This is an elaboration on Desk Lamp 01. See that project for basic components and assembly. This page only includes the additional elements of the second lamp.
I wanted a lamp for my electronics bench. In addition to the basic lamp function I added an exhaust fan to pull soldering fumes away and a USB jack to provide 5 volt power for projects.
This lamp uses many of the same materials as Desk Lamp 01. In addition it uses:
- Two of the 4 led cool white strips (G20003) from Electronic Goldmine ($5) instead of the single LED strip used on the first lamp.
- A second toggle switch for the fan.
- A 60mm muffin fan designed for cooling computers (about $4).
- A 12v male USB type A jack with wires, designed for automotive installation. This can be found as a “DC DC Converter Module 12V To 5V With USB Output Power Adapter 15W” for about $7 on Ebay.
- A 3D printed lamp head. This is essentially a box with a 60mm hole for the fan, a couple of angled standoffs for the LED strips to mount to and bolt holes designed in. A found box of the appropriate size could certainly be used instead.
- Four bolts with lock washers and nuts.
The 12v AC adapter used for this lamp needs to have enough power to handle the fan and the USB power outlet as well as the LEDs. I used a 1.25A unit, which does the job well.
Wiring is straightforward. The LED strips are wired to one switch as in the first desk lamp. The fan is wired to the other switch.
The switches and USB jack are mounted into the almond can in the same manner as the first desk lamp. However there were two complications:
- The USB jack requires a rectangular hole, which is difficult to cut with square corners. To secure the jack and make sure there would be no leaks when the epoxy is poured I surrounded both sides of the hole with a thick collar of epoxy putty and allowed it to cure before inverting the can for the next step.
- I made a near fatal error and did not seal the switches inside the can sufficiently to prevent epoxy intrusion. As a result one of the switches became frozen in place with cured epoxy. I had to cut the can open and remove the switches. Fortunately there was enough exposed wiring to solder in new switches attached to a patch of black plastic. It doesn’t look nice, but it works. Seal your switches well before pouring epoxy over them!

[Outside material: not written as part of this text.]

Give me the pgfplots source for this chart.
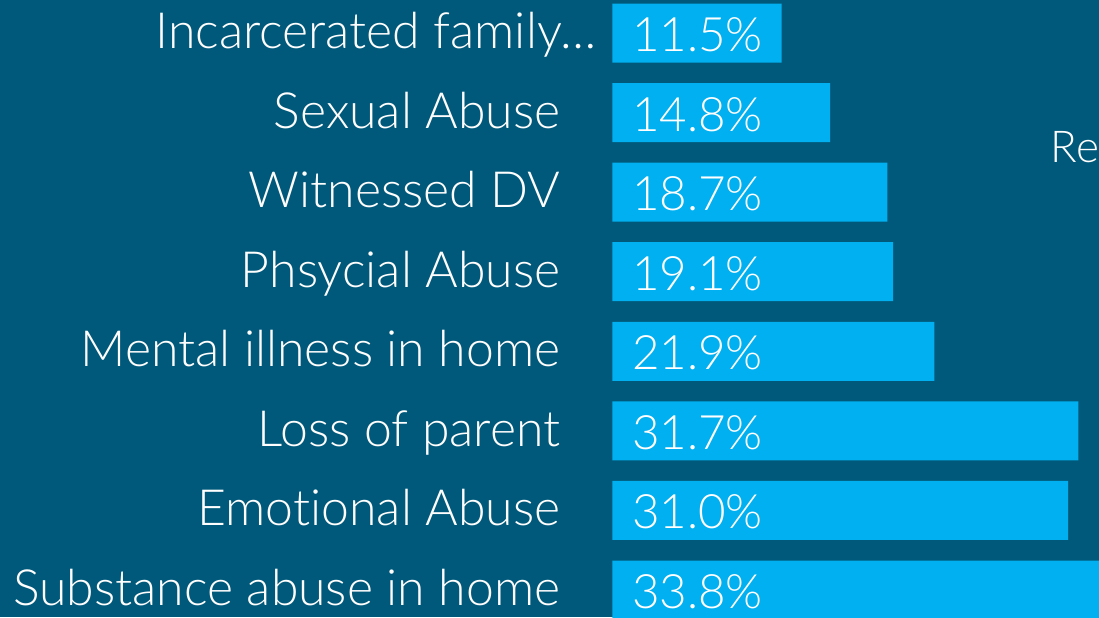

I have found this unit extremely useful in daily operation. The light helps when working with small electronic components. The fan does a fine job of pulling soldering smoke and fumes away from my nose. You could certainly add a square of charcoal filter material if you would like to something closer to a proper fume extractor. The USB power is very handy. With the addition of a purchased or made USB to header pin cable it provides a very convenient source of 5 volt power to breadboards and individual components. The only shortcoming on this project is that the 8mm gooseneck is slightly too weak for the amount of weight it is suspending and can droop at certain angles. If I were to start this one over I would use 12mm or thicker gooseneck.